Pas étonnant donc que personne n’achète de voiture ! Justement les constructeurs automobiles sont sur le point de rendre la clef à molette. Aux Etats-Unis, le débat se place en ces termes : d’ un côté, les économistes comme Robert Reich et les élus démocrates craignent que la faillite d’un, deux, trois constructeurs ne provoque la chute d’ un second astéroïde cette fois-ci sur l’ économie réelle, avec de un à trois millions d’ emplois menacés ; en incluant la sous-traitance et les sommes réinjectées via le multiplicateur keynésien (les salaires sont dépensés et font vivre d’ autres secteurs de l’ économie qui a leur tour embauchent et payent des salaires à d’ autres gens qui consomment etc.). Les partisans de la libre-entreprise disent qu’il faut laisser le marché sélectionner les plus aptes et que si Ford et Chrysler ont construit des voitures dont personne ne veut, parce qu’elles consomment trop ou ne correspondent pas aux goûts des consommateurs, et bien c’est la vie. Le raisonnement est d’ autant plus intéressant que c’est le même argument qui est utilisé au pays des petites voitures et de l’innovation technologique. Peer Steinbrück, ministre allemand des Finances a été très clair : « Nous ne tolèrerons pas les pique-assiettes dans cette crise ».

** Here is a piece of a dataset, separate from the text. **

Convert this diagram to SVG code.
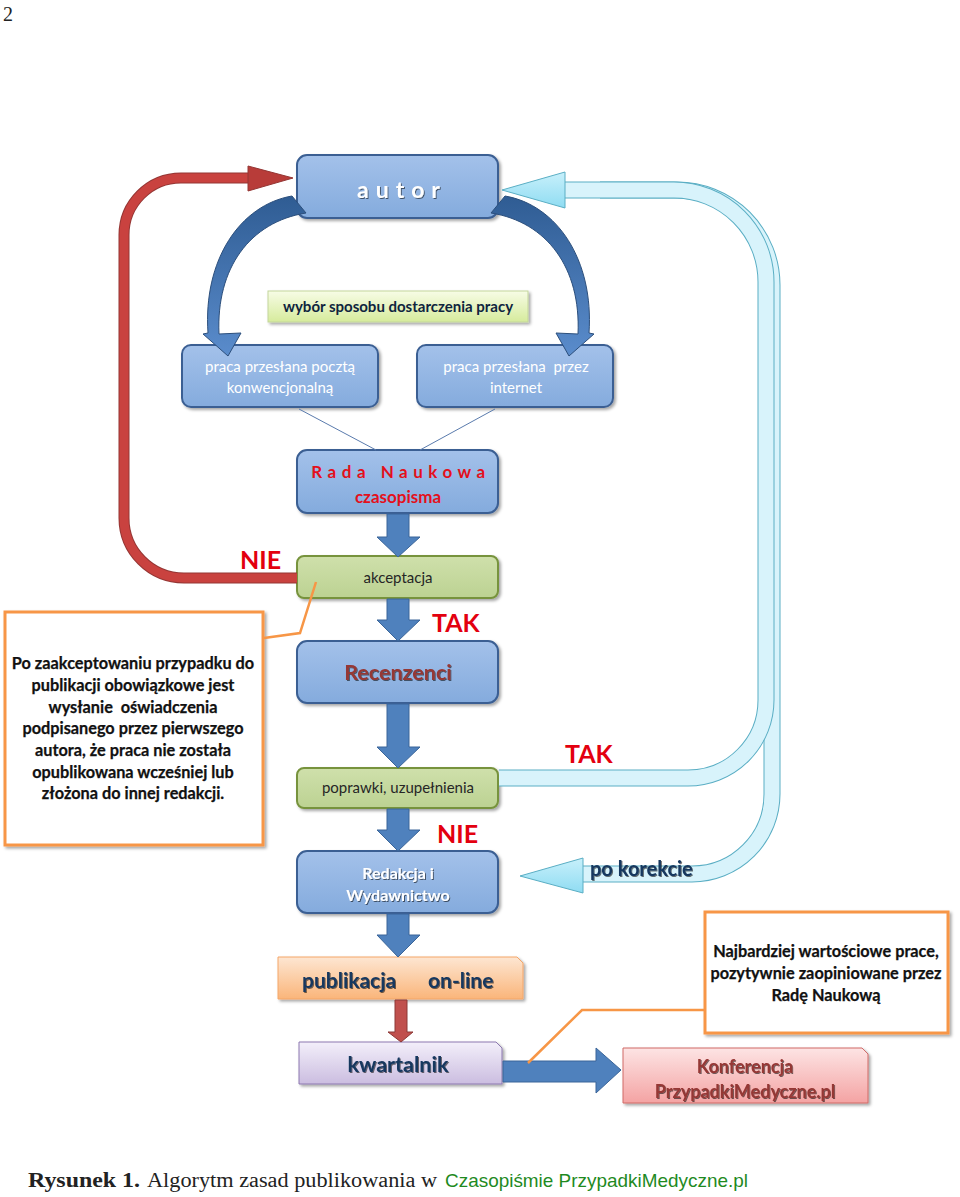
<svg xmlns="http://www.w3.org/2000/svg" width="960" height="1197" viewBox="0 0 960 1197">
<defs>
  <linearGradient id="gBlue" x1="0" y1="0" x2="0" y2="1"><stop offset="0" stop-color="#a3c1ea"/><stop offset="1" stop-color="#84abdd"/></linearGradient>
  <linearGradient id="gGreen" x1="0" y1="0" x2="0" y2="1"><stop offset="0" stop-color="#cfe0ab"/><stop offset="1" stop-color="#bcd292"/></linearGradient>
  <linearGradient id="gLime" x1="0" y1="0" x2="0" y2="1"><stop offset="0" stop-color="#f7fce6"/><stop offset="1" stop-color="#d6eb9c"/></linearGradient>
  <linearGradient id="gOrange" x1="0" y1="0" x2="0" y2="1"><stop offset="0" stop-color="#fde6d2"/><stop offset="1" stop-color="#fab57a"/></linearGradient>
  <linearGradient id="gLav" x1="0" y1="0" x2="0" y2="1"><stop offset="0" stop-color="#f3effa"/><stop offset="1" stop-color="#cbbde0"/></linearGradient>
  <linearGradient id="gPink" x1="0" y1="0" x2="0" y2="1"><stop offset="0" stop-color="#fde4e4"/><stop offset="1" stop-color="#f4a3a3"/></linearGradient>
  <linearGradient id="gCyanHead" x1="0" y1="0" x2="0" y2="1"><stop offset="0" stop-color="#c8f0fb"/><stop offset="1" stop-color="#8fdcf2"/></linearGradient>
  <linearGradient id="gArcBlue" x1="0" y1="0" x2="0" y2="1"><stop offset="0" stop-color="#2f5c93"/><stop offset="1" stop-color="#5a8ccc"/></linearGradient>
  <filter id="sh" x="-10%" y="-10%" width="130%" height="140%"><feDropShadow dx="2" dy="2" stdDeviation="1.6" flood-color="#000" flood-opacity="0.35"/></filter>
  <filter id="tsh" x="-10%" y="-20%" width="130%" height="150%"><feDropShadow dx="1" dy="1" stdDeviation="0.7" flood-color="#000" flood-opacity="0.55"/></filter>
  <style>
    .box { fill: url(#gBlue); stroke: #3b5f93; stroke-width: 2; }
    .gbox { fill: url(#gGreen); stroke: #77933c; stroke-width: 2; }
    .call { fill: #ffffff; stroke: #f79646; stroke-width: 3; }
    .lead { fill: none; stroke: #f79646; stroke-width: 2.5; }
    .barr { fill: #4f81bd; stroke: #3a6599; stroke-width: 1; }
    .cal { font-family: Lato, "Open Sans", "Liberation Sans", sans-serif; }
    .w { fill: #ffffff; }
    .lbl { font-family: Lato, "Open Sans", "Liberation Sans", sans-serif; font-weight: bold; fill: #e3000f; font-size: 25px; }
    .cyo { fill: none; stroke: #5aaec4; stroke-width: 17; }
    .cyi { fill: none; stroke: #d8f3fb; stroke-width: 15; }
    .ctext { font-family: Lato, "Open Sans", "Liberation Sans", sans-serif; font-weight: bold; font-size: 16.3px; fill: #111; text-anchor: middle; stroke: #111; stroke-width: 0.25; }
  </style>
</defs>
<rect width="960" height="1197" fill="#ffffff"/>
<text x="3" y="21" font-family="Liberation Serif, serif" font-size="20" fill="#222">2</text>

<g id="autor">
  <rect class="box" x="297" y="155" width="201" height="63" rx="10" filter="url(#sh)"/>
  <text x="402" y="198" class="cal w" font-size="23" font-weight="bold" text-anchor="middle" letter-spacing="7" filter="url(#tsh)">autor</text>
</g>
<g id="wybor">
  <rect x="268" y="291" width="260" height="31" fill="url(#gLime)" stroke="#c3d69b" stroke-width="1" filter="url(#sh)"/>
  <text x="398" y="311.5" class="cal" font-size="15" font-weight="bold" fill="#0f243e" text-anchor="middle">wybór sposobu dostarczenia pracy</text>
</g>
<g id="poczta">
  <rect class="box" x="182" y="345" width="196" height="62" rx="9" filter="url(#sh)"/>
  <text x="280" y="372" class="cal w" font-size="15" text-anchor="middle">praca przesłana pocztą</text>
  <text x="280" y="393" class="cal w" font-size="15" text-anchor="middle">konwencjonalną</text>
</g>
<g id="internet">
  <rect class="box" x="417" y="345" width="196" height="62" rx="9" filter="url(#sh)"/>
  <text x="516" y="372" class="cal w" font-size="15" text-anchor="middle" xml:space="preserve">praca przesłana  przez</text>
  <text x="516" y="393" class="cal w" font-size="15" text-anchor="middle">internet</text>
</g>
<g id="rada">
  <rect class="box" x="297" y="450" width="201" height="63" rx="10" filter="url(#sh)"/>
  <text x="401" y="478" class="cal" font-size="17" font-weight="bold" fill="#e3101c" text-anchor="middle" letter-spacing="5.5">Rada Naukowa</text>
  <text x="398" y="503" class="cal" font-size="17" font-weight="bold" fill="#e3101c" text-anchor="middle">czasopisma</text>
</g>
<g id="akceptacja">
  <rect class="gbox" x="297" y="556" width="201" height="42" rx="7" filter="url(#sh)"/>
  <text x="398" y="583" class="cal" font-size="15" fill="#262626" text-anchor="middle">akceptacja</text>
</g>
<g id="callout1">
  <rect class="call" x="5" y="612" width="258" height="233" filter="url(#sh)"/>
  <text class="ctext" x="133" y="669">Po zaakceptowaniu przypadku do</text>
  <text class="ctext" x="133" y="691">publikacji obowiązkowe jest</text>
  <text class="ctext" x="133" y="713" xml:space="preserve">wysłanie  oświadczenia</text>
  <text class="ctext" x="133" y="734">podpisanego przez pierwszego</text>
  <text class="ctext" x="133" y="756">autora, że praca nie została</text>
  <text class="ctext" x="133" y="778">opublikowana wcześniej lub</text>
  <text class="ctext" x="133" y="799">złożona do innej redakcji.</text>
</g>
<g id="recenzenci">
  <rect class="box" x="297" y="641" width="201" height="62" rx="10" filter="url(#sh)"/>
  <text x="398" y="680" class="cal" font-size="21.5" font-weight="bold" fill="#953735" text-anchor="middle" filter="url(#tsh)">Recenzenci</text>
</g>
<g id="poprawki">
  <rect class="gbox" x="297" y="768" width="201" height="40" rx="7" filter="url(#sh)"/>
  <text x="398" y="793" class="cal" font-size="15" fill="#262626" text-anchor="middle">poprawki, uzupełnienia</text>
</g>
<g id="redakcja">
  <rect class="box" x="297" y="851" width="201" height="62" rx="10" filter="url(#sh)"/>
  <text x="398" y="879" class="cal w" font-size="16" font-weight="bold" text-anchor="middle" filter="url(#tsh)">Redakcja i</text>
  <text x="398" y="901" class="cal w" font-size="16" font-weight="bold" text-anchor="middle" filter="url(#tsh)">Wydawnictwo</text>
</g>
<g id="publikacja">
  <path d="M 278 957 H 517 L 523 963 V 999 H 278 Z" fill="url(#gOrange)" stroke="#f5a669" stroke-width="1" filter="url(#sh)"/>
  <text x="302" y="988" class="cal" font-size="21" font-weight="bold" fill="#17375e" filter="url(#tsh)">publikacja</text>
  <text x="428" y="988" class="cal" font-size="21" font-weight="bold" fill="#17375e" filter="url(#tsh)">on-line</text>
</g>
<g id="callout2">
  <rect class="call" x="705" y="912" width="243" height="121" filter="url(#sh)"/>
  <text class="ctext" x="826" y="957">Najbardziej wartościowe prace,</text>
  <text class="ctext" x="826" y="979">pozytywnie zaopiniowane przez</text>
  <text class="ctext" x="826" y="1001">Radę Naukową</text>
</g>
<g id="kwartalnik">
  <path d="M 299 1042 H 496 L 502 1048 V 1084 H 299 Z" fill="url(#gLav)" stroke="#8c78b0" stroke-width="1" filter="url(#sh)"/>
  <text x="398" y="1072" class="cal" font-size="21.5" font-weight="bold" fill="#17375e" text-anchor="middle" filter="url(#tsh)">kwartalnik</text>
</g>
<g id="konferencja">
  <path d="M 623 1048 H 862 L 868 1054 V 1103 H 623 Z" fill="url(#gPink)" stroke="#d06a67" stroke-width="1" filter="url(#sh)"/>
  <text x="745" y="1073" class="cal" font-size="18" font-weight="bold" fill="#953735" text-anchor="middle" filter="url(#tsh)">Konferencja</text>
  <text x="745" y="1098" class="cal" font-size="18" font-weight="bold" fill="#953735" text-anchor="middle" filter="url(#tsh)">PrzypadkiMedyczne.pl</text>
</g>

<g id="connectors">
  <!-- red NIE loop -->
  <path d="M 297 578 H 184 A 60 60 0 0 1 124 518 V 235 A 57 57 0 0 1 181 178 H 250" fill="none" stroke="#943634" stroke-width="11"/>
  <path d="M 297 578 H 184 A 60 60 0 0 1 124 518 V 235 A 57 57 0 0 1 181 178 H 250" fill="none" stroke="#c9423f" stroke-width="9"/>
  <polygon points="248,166 293,178 248,191" fill="#b83c39" stroke="#943634" stroke-width="1"/>
  <!-- cyan po korekcie loop -->
  <path class="cyo" d="M 600 190 H 677 A 95 95 0 0 1 772 285 V 794 A 80 80 0 0 1 692 874 H 580"/>
  <path class="cyi" d="M 600 190 H 677 A 95 95 0 0 1 772 285 V 794 A 80 80 0 0 1 692 874 H 580"/>
  <!-- cyan TAK loop -->
  <path class="cyo" d="M 499 778 H 688 A 78 78 0 0 0 766 700 V 282 A 92 92 0 0 0 674 190 H 560"/>
  <path class="cyi" d="M 499 778 H 688 A 78 78 0 0 0 766 700 V 282 A 92 92 0 0 0 674 190 H 560"/>
  <polygon points="502,190 565,172 565,208" fill="url(#gCyanHead)" stroke="#5aaec4" stroke-width="1"/>
  <polygon points="520,876 583,858 583,893" fill="url(#gCyanHead)" stroke="#5aaec4" stroke-width="1"/>
  <!-- curved choice arrows -->
  <path d="M 292 196 C 240 205, 203 260, 208 333 L 203 334 L 228 356 L 241 333 L 219 334 C 216 268, 250 222, 306 213 Z" fill="url(#gArcBlue)" stroke="#2c4f7c" stroke-width="1"/>
  <path d="M 505 196 C 557 205, 594 260, 589 333 L 594 334 L 569 356 L 556 333 L 578 334 C 581 268, 547 222, 491 213 Z" fill="url(#gArcBlue)" stroke="#2c4f7c" stroke-width="1"/>
  <!-- thin lines to Rada -->
  <line x1="299" y1="409" x2="376" y2="450" stroke="#5a7bad" stroke-width="1"/>
  <line x1="495" y1="409" x2="420" y2="450" stroke="#5a7bad" stroke-width="1"/>
  <!-- vertical block arrows -->
  <polygon class="barr" points="387,514 409,514 409,537 420,537 398,557 377,537 387,537"/>
  <polygon class="barr" points="387,599 409,599 409,620 420,620 398,641 377,620 387,620"/>
  <polygon class="barr" points="387,704 409,704 409,747 420,747 398,768 377,747 387,747"/>
  <polygon class="barr" points="387,809 409,809 409,830 420,830 398,851 377,830 387,830"/>
  <polygon class="barr" points="387,914 409,914 409,935 420,935 398,957 377,935 387,935"/>
  <polygon points="395,1000 407,1000 407,1032 413,1032 401,1042 388,1032 395,1032" fill="#c0504d" stroke="#8c3836" stroke-width="1"/>
  <polygon class="barr" points="503,1061 596,1061 596,1048 621,1070 596,1093 596,1082 503,1082"/>
  <!-- callout leaders -->
  <polyline class="lead" points="264,638 300,633 316,582"/>
  <polyline class="lead" points="705,1010 582,1010 528,1063"/>
</g>

<g id="labels">
  <text x="240" y="569" class="lbl">NIE</text>
  <text x="432" y="632" class="lbl" font-size="24">TAK</text>
  <text x="565" y="763" class="lbl" font-size="24">TAK</text>
  <text x="437" y="843" class="lbl" font-size="24">NIE</text>
  <text x="590" y="876" class="cal" font-size="20" font-weight="bold" fill="#17375e" filter="url(#tsh)">po korekcie</text>
</g>
<g id="caption">
  <text x="28" y="1187" font-family="Liberation Serif, serif" font-size="20" font-weight="bold" fill="#222" textLength="112" lengthAdjust="spacingAndGlyphs">Rysunek 1.</text>
  <text x="147" y="1187" font-family="Liberation Serif, serif" font-size="20" fill="#222" textLength="290" lengthAdjust="spacingAndGlyphs">Algorytm zasad publikowania w</text>
  <text x="445" y="1187" font-family="Liberation Sans, sans-serif" font-size="19" fill="#1f8a1f" textLength="303" lengthAdjust="spacingAndGlyphs">Czasopiśmie PrzypadkiMedyczne.pl</text>
</g>
</svg>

De la première tranche de 350 milliards, il n’en restait plus vendredi que 60 milliards. A l’avenir, il va falloir dépenser toujours aussi généreusement mais un peu moins follement, dit le Congrès qui doit acter l’autre moitié du chèque. Sinon le jeu s’arrête. L’Etat c’est Hank Paulson; il ne comprend pas. Ce matin, il vient de recevoir une lettre de trois villes, Philadelphie, Phoenix et Atlanta qui lui demandent 50 milliards. Il devrait se réjouir, s’il les leur prête, il aura tout dépensé.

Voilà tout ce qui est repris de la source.